> _Directions_
Each entry must be given again exactly; images do not belong in the copy.

══ Record extracts

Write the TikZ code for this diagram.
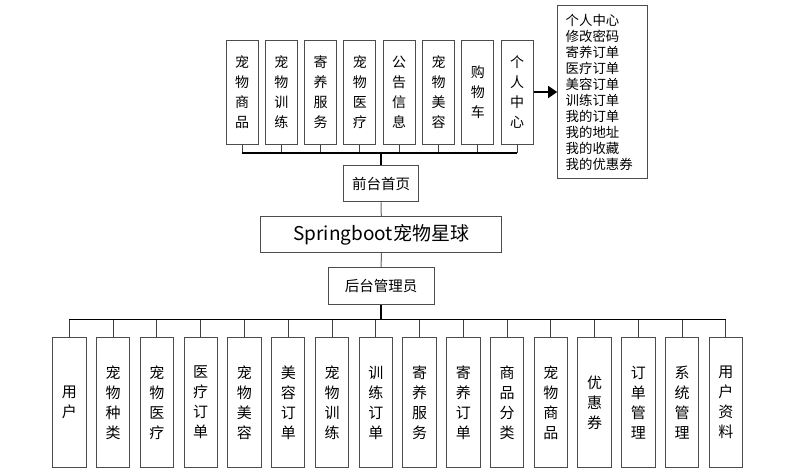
\documentclass[tikz,border=0pt]{standalone}
\usepackage{fontspec}
\setmainfont{Noto Sans CJK SC}
\usetikzlibrary{arrows.meta}
\begin{document}
\begin{tikzpicture}[x=1pt,y=-1pt,
  box/.style={draw=black!70,line width=1pt,fill=white,inner sep=0pt,align=center},
  topbox/.style={box,minimum width=32pt,minimum height=104pt,font=\fontsize{14}{20}\selectfont},
  botbox/.style={box,minimum width=33.4pt,minimum height=129.6pt,font=\fontsize{15}{20}\selectfont},
  bus/.style={line width=1.2pt,black},
  drop/.style={line width=1pt,black!75},
  trunk/.style={line width=2pt,black},
  link/.style={line width=1pt,black!60}]
\useasboundingbox (0,0) rectangle (812,475);
% top boxes
\foreach \t [count=\i from 0] in {宠\\物\\商\\品,宠\\物\\训\\练,寄\\养\\服\\务,宠\\物\\医\\疗,公\\告\\信\\息,宠\\物\\美\\容,购\\物\\车,个\\人\\中\\心}
  \node[topbox] (t\i) at ({242+39.3*\i},92) {\t};
\node[box,minimum width=90pt,minimum height=173.3pt,align=left,text width=74pt,inner xsep=8pt,font=\fontsize{13.4}{16}\selectfont,anchor=center] (list) at (602.7,92.3)
 {个人中心\\修改密码\\寄养订单\\医疗订单\\美容订单\\训练订单\\我的订单\\我的地址\\我的收藏\\我的优惠券};
\draw[line width=1.6pt,-{Triangle[length=9pt,width=12pt]}] (t7.east) -- (t7.east -| list.west);
% centre column
\node[box,minimum width=75pt,minimum height=36.5pt,font=\fontsize{14.5}{18}\selectfont] (front) at (381,183.5) {前台首页};
\node[box,minimum width=240.7pt,minimum height=36pt,font=\fontsize{19}{22}\selectfont] (main) at (381.3,234.7) {Springboot宠物星球};
\node[box,minimum width=106.3pt,minimum height=36.6pt,font=\fontsize{14.5}{18}\selectfont] (admin) at (381.2,286) {后台管理员};
\draw[link] (front.south) -- (main.north);
\draw[link] (main.south) -- (admin.north);
% top bus
\coordinate (tb) at (0,153);
\foreach \i in {0,...,7} \draw[drop] (t\i.south) -- (t\i.south |- tb);
\draw[bus] (t0.south |- tb) -- (t7.south |- tb);
\draw[trunk] (front.north) -- (front.north |- tb);
% bottom boxes
\foreach \t [count=\i from 0] in {用\\户,宠\\物\\种\\类,宠\\物\\医\\疗,医\\疗\\订\\单,宠\\物\\美\\容,美\\容\\订\\单,宠\\物\\训\\练,训\\练\\订\\单,寄\\养\\服\\务,寄\\养\\订\\单,商\\品\\分\\类,宠\\物\\商\\品,优\\惠\\券,订\\单\\管\\理,系\\统\\管\\理,用\\户\\资\\料}
  \node[botbox] (b\i) at ({69.4+43.77*\i},402.5) {\t};
\coordinate (bb) at (0,319.3);
\foreach \i in {0,...,15} \draw[drop] (b\i.north) -- (b\i.north |- bb);
\draw[bus] (b0.north |- bb) -- (b15.north |- bb);
\draw[trunk] (admin.south) -- (admin.south |- bb);
\end{tikzpicture}
\end{document}
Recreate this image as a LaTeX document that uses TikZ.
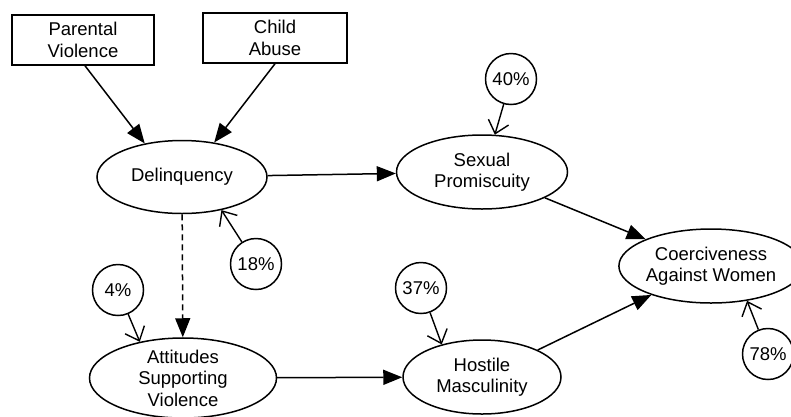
\documentclass[tikz,border=0pt]{standalone}
\usepackage{fontspec}
\setmainfont{Liberation Sans}
\usetikzlibrary{shapes.geometric,arrows.meta}
\begin{document}
\begin{tikzpicture}[x=1pt,y=-1pt,
  every node/.style={font=\fontsize{18.5}{21.5}\selectfont, align=center, line width=1.5pt},
  latent/.style={draw, ellipse, inner sep=0pt},
  obs/.style={draw, rectangle, inner sep=0pt},
  pct/.style={draw, circle, minimum size=51pt, inner sep=0pt},
  path/.style={line width=1.5pt, -{Triangle[length=19pt,width=15pt]}},
  errarrow/.style={line width=1.4pt, -{Straight Barb[length=12pt,width=21pt,line width=1.4pt]}}
]
\useasboundingbox (0,0) rectangle (791,416);
\node[obs, minimum width=142pt, minimum height=50pt] (pv) at (83,40) {Parental\\Violence};
\node[obs, minimum width=144pt, minimum height=50pt] (ca) at (275,38) {Child\\Abuse};
\node[latent, minimum width=170pt, minimum height=73pt] (del) at (182,177) {Delinquency};
\node[latent, minimum width=171pt, minimum height=74pt] (sex) at (482,172) {Sexual\\Promiscuity};
\node[latent, minimum width=187pt, minimum height=80pt] (att) at (183,378) {Attitudes\\Supporting\\Violence};
\node[latent, minimum width=158pt, minimum height=74pt] (hos) at (482,377) {Hostile\\Masculinity};
\node[latent, minimum width=158pt, minimum height=74pt] (coe) at (711,266) {Coerciveness\\Against Women};
\node[pct] (p40) at (511,79) {40\%};
\node[pct] (p18) at (256,264) {18\%};
\node[pct] (p4) at (118,290) {4\%};
\node[pct] (p37) at (421,288) {37\%};
\node[pct] (p78) at (768,354) {78\%};
\draw[path] ([xshift=2pt]pv.south) -- (del.138);
\draw[path] (ca.south) -- (del.47);
\draw[path] (del) -- (sex);
\draw[path, dash pattern=on 6pt off 4pt] (del) -- (att);
\draw[path] (att) -- (hos);
\draw[path] (sex) -- (coe);
\draw[path] (hos) -- (coe);
\draw[errarrow] (p40) -- (sex.71);
\draw[errarrow] (p18) -- (del.-40);
\draw[errarrow] (p4) -- (att.140);
\draw[errarrow] (p37) -- (hos.141);
\draw[errarrow] (p78) -- (coe.-44);
\end{tikzpicture}
\end{document}
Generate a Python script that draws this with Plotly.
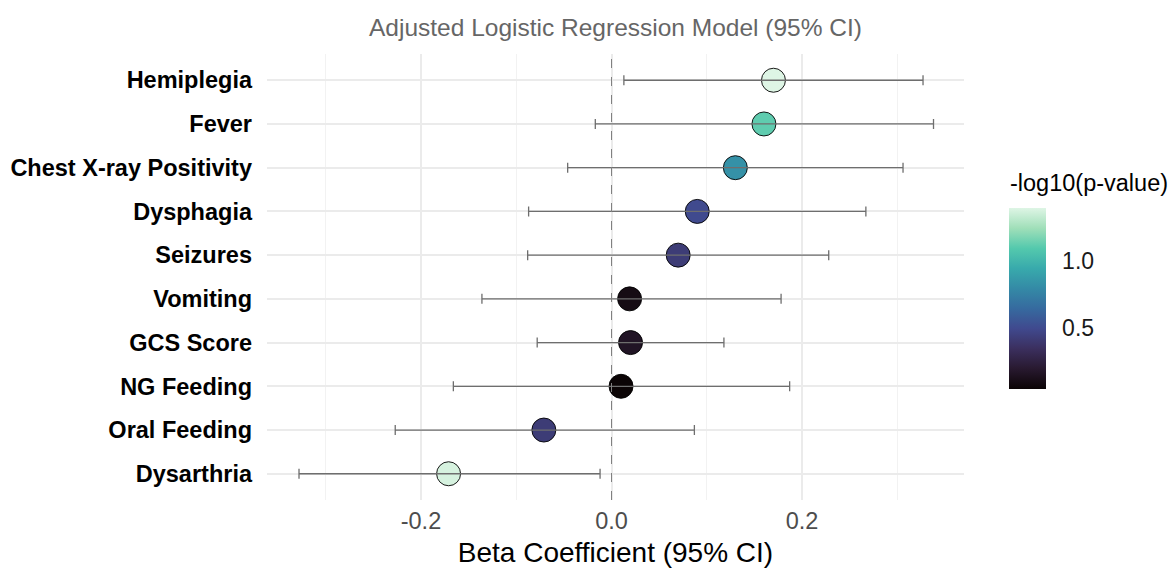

════

> _Task result_
Write the TikZ code for this diagram.
\documentclass[tikz,border=0pt]{standalone}
\usepackage{fontspec}
\setmainfont{Noto Sans CJK SC}
\usetikzlibrary{arrows.meta}
\begin{document}
\begin{tikzpicture}[x=1pt,y=-1pt,
  box/.style={draw=black!70,line width=1pt,fill=white,inner sep=0pt,align=center},
  topbox/.style={box,minimum width=32pt,minimum height=104pt,font=\fontsize{14}{20}\selectfont},
  botbox/.style={box,minimum width=33.4pt,minimum height=129.6pt,font=\fontsize{15}{20}\selectfont},
  bus/.style={line width=1.2pt,black},
  drop/.style={line width=1pt,black!75},
  trunk/.style={line width=2pt,black},
  link/.style={line width=1pt,black!60}]
\useasboundingbox (0,0) rectangle (812,475);
% top boxes
\foreach \t [count=\i from 0] in {宠\\物\\商\\品,宠\\物\\训\\练,寄\\养\\服\\务,宠\\物\\医\\疗,公\\告\\信\\息,宠\\物\\美\\容,购\\物\\车,个\\人\\中\\心}
  \node[topbox] (t\i) at ({242+39.3*\i},92) {\t};
\node[box,minimum width=90pt,minimum height=173.3pt,align=left,text width=74pt,inner xsep=8pt,font=\fontsize{13.4}{16}\selectfont,anchor=center] (list) at (602.7,92.3)
 {个人中心\\修改密码\\寄养订单\\医疗订单\\美容订单\\训练订单\\我的订单\\我的地址\\我的收藏\\我的优惠券};
\draw[line width=1.6pt,-{Triangle[length=9pt,width=12pt]}] (t7.east) -- (t7.east -| list.west);
% centre column
\node[box,minimum width=75pt,minimum height=36.5pt,font=\fontsize{14.5}{18}\selectfont] (front) at (381,183.5) {前台首页};
\node[box,minimum width=240.7pt,minimum height=36pt,font=\fontsize{19}{22}\selectfont] (main) at (381.3,234.7) {Springboot宠物星球};
\node[box,minimum width=106.3pt,minimum height=36.6pt,font=\fontsize{14.5}{18}\selectfont] (admin) at (381.2,286) {后台管理员};
\draw[link] (front.south) -- (main.north);
\draw[link] (main.south) -- (admin.north);
% top bus
\coordinate (tb) at (0,153);
\foreach \i in {0,...,7} \draw[drop] (t\i.south) -- (t\i.south |- tb);
\draw[bus] (t0.south |- tb) -- (t7.south |- tb);
\draw[trunk] (front.north) -- (front.north |- tb);
% bottom boxes
\foreach \t [count=\i from 0] in {用\\户,宠\\物\\种\\类,宠\\物\\医\\疗,医\\疗\\订\\单,宠\\物\\美\\容,美\\容\\订\\单,宠\\物\\训\\练,训\\练\\订\\单,寄\\养\\服\\务,寄\\养\\订\\单,商\\品\\分\\类,宠\\物\\商\\品,优\\惠\\券,订\\单\\管\\理,系\\统\\管\\理,用\\户\\资\\料}
  \node[botbox] (b\i) at ({69.4+43.77*\i},402.5) {\t};
\coordinate (bb) at (0,319.3);
\foreach \i in {0,...,15} \draw[drop] (b\i.north) -- (b\i.north |- bb);
\draw[bus] (b0.north |- bb) -- (b15.north |- bb);
\draw[trunk] (admin.south) -- (admin.south |- bb);
\end{tikzpicture}
\end{document}
Recreate this image as a LaTeX document that uses TikZ.
\documentclass[tikz,border=0pt]{standalone}
\usepackage{fontspec}
\setmainfont{Liberation Sans}
\usetikzlibrary{shapes.geometric,arrows.meta}
\begin{document}
\begin{tikzpicture}[x=1pt,y=-1pt,
  every node/.style={font=\fontsize{18.5}{21.5}\selectfont, align=center, line width=1.5pt},
  latent/.style={draw, ellipse, inner sep=0pt},
  obs/.style={draw, rectangle, inner sep=0pt},
  pct/.style={draw, circle, minimum size=51pt, inner sep=0pt},
  path/.style={line width=1.5pt, -{Triangle[length=19pt,width=15pt]}},
  errarrow/.style={line width=1.4pt, -{Straight Barb[length=12pt,width=21pt,line width=1.4pt]}}
]
\useasboundingbox (0,0) rectangle (791,416);
\node[obs, minimum width=142pt, minimum height=50pt] (pv) at (83,40) {Parental\\Violence};
\node[obs, minimum width=144pt, minimum height=50pt] (ca) at (275,38) {Child\\Abuse};
\node[latent, minimum width=170pt, minimum height=73pt] (del) at (182,177) {Delinquency};
\node[latent, minimum width=171pt, minimum height=74pt] (sex) at (482,172) {Sexual\\Promiscuity};
\node[latent, minimum width=187pt, minimum height=80pt] (att) at (183,378) {Attitudes\\Supporting\\Violence};
\node[latent, minimum width=158pt, minimum height=74pt] (hos) at (482,377) {Hostile\\Masculinity};
\node[latent, minimum width=158pt, minimum height=74pt] (coe) at (711,266) {Coerciveness\\Against Women};
\node[pct] (p40) at (511,79) {40\%};
\node[pct] (p18) at (256,264) {18\%};
\node[pct] (p4) at (118,290) {4\%};
\node[pct] (p37) at (421,288) {37\%};
\node[pct] (p78) at (768,354) {78\%};
\draw[path] ([xshift=2pt]pv.south) -- (del.138);
\draw[path] (ca.south) -- (del.47);
\draw[path] (del) -- (sex);
\draw[path, dash pattern=on 6pt off 4pt] (del) -- (att);
\draw[path] (att) -- (hos);
\draw[path] (sex) -- (coe);
\draw[path] (hos) -- (coe);
\draw[errarrow] (p40) -- (sex.71);
\draw[errarrow] (p18) -- (del.-40);
\draw[errarrow] (p4) -- (att.140);
\draw[errarrow] (p37) -- (hos.141);
\draw[errarrow] (p78) -- (coe.-44);
\end{tikzpicture}
\end{document}
Generate a Python script that draws this with Plotly.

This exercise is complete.